▸ **Task statement**: Leave the pictures out and quote every line from the start of the listing to the line with "from matplotlib.ticker import", inclusive.

▸ **Information supplied**:
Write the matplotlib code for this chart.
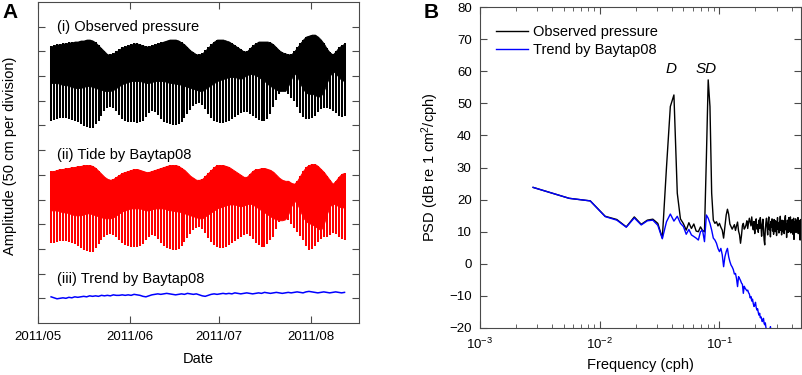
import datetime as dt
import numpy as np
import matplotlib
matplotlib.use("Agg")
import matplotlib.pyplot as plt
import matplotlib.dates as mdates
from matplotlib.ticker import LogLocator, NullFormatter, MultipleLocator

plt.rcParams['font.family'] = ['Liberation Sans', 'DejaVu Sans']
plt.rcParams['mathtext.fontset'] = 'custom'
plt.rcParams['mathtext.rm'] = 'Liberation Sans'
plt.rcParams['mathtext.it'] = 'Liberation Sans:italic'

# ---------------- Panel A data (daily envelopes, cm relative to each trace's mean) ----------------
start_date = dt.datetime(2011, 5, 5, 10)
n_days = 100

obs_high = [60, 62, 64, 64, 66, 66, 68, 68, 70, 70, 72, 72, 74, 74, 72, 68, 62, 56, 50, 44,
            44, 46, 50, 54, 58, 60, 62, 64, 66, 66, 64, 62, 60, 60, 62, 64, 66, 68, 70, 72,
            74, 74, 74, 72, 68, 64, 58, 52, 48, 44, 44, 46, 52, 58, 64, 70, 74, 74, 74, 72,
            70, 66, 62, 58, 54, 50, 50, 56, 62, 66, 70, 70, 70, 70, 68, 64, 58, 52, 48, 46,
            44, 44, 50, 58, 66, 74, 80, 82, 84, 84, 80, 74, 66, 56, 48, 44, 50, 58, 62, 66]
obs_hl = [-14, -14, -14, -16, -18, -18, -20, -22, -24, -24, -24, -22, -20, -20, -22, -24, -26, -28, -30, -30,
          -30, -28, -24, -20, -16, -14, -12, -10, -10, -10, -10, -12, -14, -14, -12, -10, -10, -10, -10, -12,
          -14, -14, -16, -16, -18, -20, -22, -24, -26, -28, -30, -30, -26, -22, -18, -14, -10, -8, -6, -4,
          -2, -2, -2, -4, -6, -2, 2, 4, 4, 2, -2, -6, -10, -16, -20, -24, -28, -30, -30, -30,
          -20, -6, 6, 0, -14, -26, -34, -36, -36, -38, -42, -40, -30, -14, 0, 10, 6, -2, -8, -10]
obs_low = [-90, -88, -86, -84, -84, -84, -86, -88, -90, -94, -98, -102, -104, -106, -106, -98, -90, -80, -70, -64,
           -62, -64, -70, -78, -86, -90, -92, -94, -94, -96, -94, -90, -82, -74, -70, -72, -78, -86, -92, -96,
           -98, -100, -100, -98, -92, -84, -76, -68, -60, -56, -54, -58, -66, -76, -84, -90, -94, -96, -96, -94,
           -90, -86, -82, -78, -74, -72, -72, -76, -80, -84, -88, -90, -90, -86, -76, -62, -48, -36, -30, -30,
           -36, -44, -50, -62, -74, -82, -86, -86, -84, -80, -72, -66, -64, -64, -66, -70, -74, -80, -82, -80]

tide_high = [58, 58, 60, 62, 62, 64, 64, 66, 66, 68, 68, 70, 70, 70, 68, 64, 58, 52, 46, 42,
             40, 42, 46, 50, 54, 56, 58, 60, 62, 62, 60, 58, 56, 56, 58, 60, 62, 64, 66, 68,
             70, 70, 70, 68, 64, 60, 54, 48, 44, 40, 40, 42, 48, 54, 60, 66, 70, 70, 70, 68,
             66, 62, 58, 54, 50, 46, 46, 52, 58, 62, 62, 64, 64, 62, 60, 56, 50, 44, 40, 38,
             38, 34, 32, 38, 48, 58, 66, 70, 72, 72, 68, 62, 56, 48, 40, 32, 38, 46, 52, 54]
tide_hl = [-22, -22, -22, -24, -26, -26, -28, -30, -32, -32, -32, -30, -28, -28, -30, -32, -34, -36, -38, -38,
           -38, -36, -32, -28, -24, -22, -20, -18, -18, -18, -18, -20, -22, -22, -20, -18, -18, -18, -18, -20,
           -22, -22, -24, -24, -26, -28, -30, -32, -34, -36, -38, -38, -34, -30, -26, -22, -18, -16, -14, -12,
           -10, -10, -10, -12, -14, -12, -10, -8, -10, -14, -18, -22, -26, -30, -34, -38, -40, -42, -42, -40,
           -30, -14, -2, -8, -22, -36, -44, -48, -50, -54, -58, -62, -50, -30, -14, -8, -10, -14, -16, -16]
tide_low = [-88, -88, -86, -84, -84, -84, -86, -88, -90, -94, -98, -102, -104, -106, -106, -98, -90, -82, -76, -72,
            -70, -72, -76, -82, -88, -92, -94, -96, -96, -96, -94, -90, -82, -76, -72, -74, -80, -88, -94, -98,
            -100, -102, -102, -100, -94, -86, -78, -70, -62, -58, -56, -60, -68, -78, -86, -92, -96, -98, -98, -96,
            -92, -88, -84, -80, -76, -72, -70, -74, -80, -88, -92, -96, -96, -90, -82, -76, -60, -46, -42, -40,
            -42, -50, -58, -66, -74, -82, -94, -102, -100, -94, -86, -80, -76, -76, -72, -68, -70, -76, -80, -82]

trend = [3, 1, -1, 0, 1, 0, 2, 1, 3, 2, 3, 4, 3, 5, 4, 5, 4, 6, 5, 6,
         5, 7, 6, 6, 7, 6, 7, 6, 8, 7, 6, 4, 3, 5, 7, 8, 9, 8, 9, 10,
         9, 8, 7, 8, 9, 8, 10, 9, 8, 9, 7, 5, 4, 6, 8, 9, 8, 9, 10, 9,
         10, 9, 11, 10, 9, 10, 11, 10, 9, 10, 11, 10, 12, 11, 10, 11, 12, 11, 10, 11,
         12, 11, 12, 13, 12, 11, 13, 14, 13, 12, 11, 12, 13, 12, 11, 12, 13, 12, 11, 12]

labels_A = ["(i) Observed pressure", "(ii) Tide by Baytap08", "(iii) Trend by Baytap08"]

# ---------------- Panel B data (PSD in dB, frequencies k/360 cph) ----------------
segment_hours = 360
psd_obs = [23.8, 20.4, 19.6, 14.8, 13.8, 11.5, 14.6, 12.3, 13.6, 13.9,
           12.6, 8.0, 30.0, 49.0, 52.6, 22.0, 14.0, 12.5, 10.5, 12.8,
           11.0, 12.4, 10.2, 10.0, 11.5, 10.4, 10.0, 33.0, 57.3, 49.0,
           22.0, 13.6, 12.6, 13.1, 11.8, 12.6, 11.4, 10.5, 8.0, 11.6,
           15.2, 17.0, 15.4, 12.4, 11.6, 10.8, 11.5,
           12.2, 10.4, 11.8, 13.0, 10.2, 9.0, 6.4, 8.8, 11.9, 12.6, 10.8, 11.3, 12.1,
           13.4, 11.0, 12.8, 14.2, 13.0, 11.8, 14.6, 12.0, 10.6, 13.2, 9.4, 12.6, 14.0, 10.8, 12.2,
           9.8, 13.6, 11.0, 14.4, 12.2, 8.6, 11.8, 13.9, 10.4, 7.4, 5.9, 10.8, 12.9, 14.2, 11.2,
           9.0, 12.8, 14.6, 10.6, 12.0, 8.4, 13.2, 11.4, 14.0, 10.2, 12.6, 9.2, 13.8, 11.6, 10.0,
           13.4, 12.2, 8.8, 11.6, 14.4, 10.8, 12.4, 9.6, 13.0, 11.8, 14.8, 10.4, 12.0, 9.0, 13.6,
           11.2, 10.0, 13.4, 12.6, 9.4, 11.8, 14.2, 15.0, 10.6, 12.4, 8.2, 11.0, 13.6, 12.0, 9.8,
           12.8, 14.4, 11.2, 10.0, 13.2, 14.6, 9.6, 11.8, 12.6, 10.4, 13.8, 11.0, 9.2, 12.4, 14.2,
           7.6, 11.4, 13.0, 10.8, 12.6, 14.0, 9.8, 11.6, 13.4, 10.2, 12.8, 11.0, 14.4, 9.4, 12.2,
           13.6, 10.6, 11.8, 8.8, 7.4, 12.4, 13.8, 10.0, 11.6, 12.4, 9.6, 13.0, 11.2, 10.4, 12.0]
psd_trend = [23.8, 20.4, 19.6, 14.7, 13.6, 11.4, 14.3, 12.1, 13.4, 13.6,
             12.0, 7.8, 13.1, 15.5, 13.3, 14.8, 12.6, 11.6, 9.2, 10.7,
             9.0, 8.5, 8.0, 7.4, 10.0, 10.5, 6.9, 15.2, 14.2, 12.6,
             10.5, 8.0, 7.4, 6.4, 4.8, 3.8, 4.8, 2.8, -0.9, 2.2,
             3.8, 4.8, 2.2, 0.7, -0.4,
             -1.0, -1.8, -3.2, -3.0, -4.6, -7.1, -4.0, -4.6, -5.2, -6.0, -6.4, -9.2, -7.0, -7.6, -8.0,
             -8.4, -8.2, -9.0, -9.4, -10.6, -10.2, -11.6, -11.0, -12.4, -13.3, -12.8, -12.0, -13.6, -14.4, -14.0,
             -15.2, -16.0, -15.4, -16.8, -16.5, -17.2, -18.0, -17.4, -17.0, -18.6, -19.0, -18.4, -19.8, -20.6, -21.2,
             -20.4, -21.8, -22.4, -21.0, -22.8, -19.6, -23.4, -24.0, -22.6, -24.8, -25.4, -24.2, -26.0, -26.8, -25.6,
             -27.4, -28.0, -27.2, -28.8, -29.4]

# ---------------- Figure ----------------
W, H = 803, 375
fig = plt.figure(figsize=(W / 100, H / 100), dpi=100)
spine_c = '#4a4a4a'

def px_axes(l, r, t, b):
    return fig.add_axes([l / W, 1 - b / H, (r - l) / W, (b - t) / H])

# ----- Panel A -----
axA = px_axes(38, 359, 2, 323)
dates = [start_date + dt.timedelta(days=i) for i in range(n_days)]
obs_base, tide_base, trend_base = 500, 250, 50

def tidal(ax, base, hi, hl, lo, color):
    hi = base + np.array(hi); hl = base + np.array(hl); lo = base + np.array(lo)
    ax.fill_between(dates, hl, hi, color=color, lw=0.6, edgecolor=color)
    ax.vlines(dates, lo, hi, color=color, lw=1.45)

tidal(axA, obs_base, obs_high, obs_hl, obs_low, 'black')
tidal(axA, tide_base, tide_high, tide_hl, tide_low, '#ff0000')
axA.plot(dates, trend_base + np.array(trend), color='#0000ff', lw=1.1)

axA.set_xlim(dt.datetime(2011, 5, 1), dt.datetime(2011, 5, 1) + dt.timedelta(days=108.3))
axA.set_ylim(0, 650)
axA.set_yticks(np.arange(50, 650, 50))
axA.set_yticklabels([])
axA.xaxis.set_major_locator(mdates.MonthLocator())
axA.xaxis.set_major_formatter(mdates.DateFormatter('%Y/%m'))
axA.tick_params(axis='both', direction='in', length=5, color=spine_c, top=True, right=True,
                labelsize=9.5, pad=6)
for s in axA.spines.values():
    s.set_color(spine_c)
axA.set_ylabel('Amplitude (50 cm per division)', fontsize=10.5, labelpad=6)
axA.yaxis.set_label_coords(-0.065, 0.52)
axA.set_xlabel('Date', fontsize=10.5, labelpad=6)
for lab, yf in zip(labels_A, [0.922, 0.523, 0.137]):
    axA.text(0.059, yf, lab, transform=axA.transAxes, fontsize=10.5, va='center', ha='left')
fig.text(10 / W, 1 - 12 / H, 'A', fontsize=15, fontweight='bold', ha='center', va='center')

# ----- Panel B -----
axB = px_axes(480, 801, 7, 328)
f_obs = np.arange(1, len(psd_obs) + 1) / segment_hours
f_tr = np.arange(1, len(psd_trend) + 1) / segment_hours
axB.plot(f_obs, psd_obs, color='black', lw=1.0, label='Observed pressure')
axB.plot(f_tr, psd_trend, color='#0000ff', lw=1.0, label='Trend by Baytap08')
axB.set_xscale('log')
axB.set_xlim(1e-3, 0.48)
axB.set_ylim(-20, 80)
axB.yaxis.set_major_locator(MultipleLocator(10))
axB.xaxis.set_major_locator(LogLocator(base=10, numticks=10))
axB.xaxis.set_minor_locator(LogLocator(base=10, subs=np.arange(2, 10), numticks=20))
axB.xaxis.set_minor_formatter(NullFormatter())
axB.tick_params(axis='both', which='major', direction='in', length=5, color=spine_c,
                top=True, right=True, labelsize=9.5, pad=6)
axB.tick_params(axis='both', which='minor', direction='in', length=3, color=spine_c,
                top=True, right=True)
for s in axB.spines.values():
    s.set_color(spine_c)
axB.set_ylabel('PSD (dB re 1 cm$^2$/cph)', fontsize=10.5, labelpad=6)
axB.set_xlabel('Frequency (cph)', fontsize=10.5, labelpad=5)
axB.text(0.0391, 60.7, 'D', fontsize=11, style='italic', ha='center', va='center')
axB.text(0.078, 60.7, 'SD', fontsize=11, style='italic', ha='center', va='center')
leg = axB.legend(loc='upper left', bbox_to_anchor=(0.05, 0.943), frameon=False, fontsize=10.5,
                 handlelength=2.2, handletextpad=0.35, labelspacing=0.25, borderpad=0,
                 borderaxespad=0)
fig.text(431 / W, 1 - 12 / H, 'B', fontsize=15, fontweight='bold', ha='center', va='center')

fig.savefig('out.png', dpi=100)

▸ **Response to this task**:
Write the matplotlib code for this chart.
import datetime as dt
import numpy as np
import matplotlib
matplotlib.use("Agg")
import matplotlib.pyplot as plt
import matplotlib.dates as mdates
from matplotlib.ticker import LogLocator, NullFormatter, MultipleLocator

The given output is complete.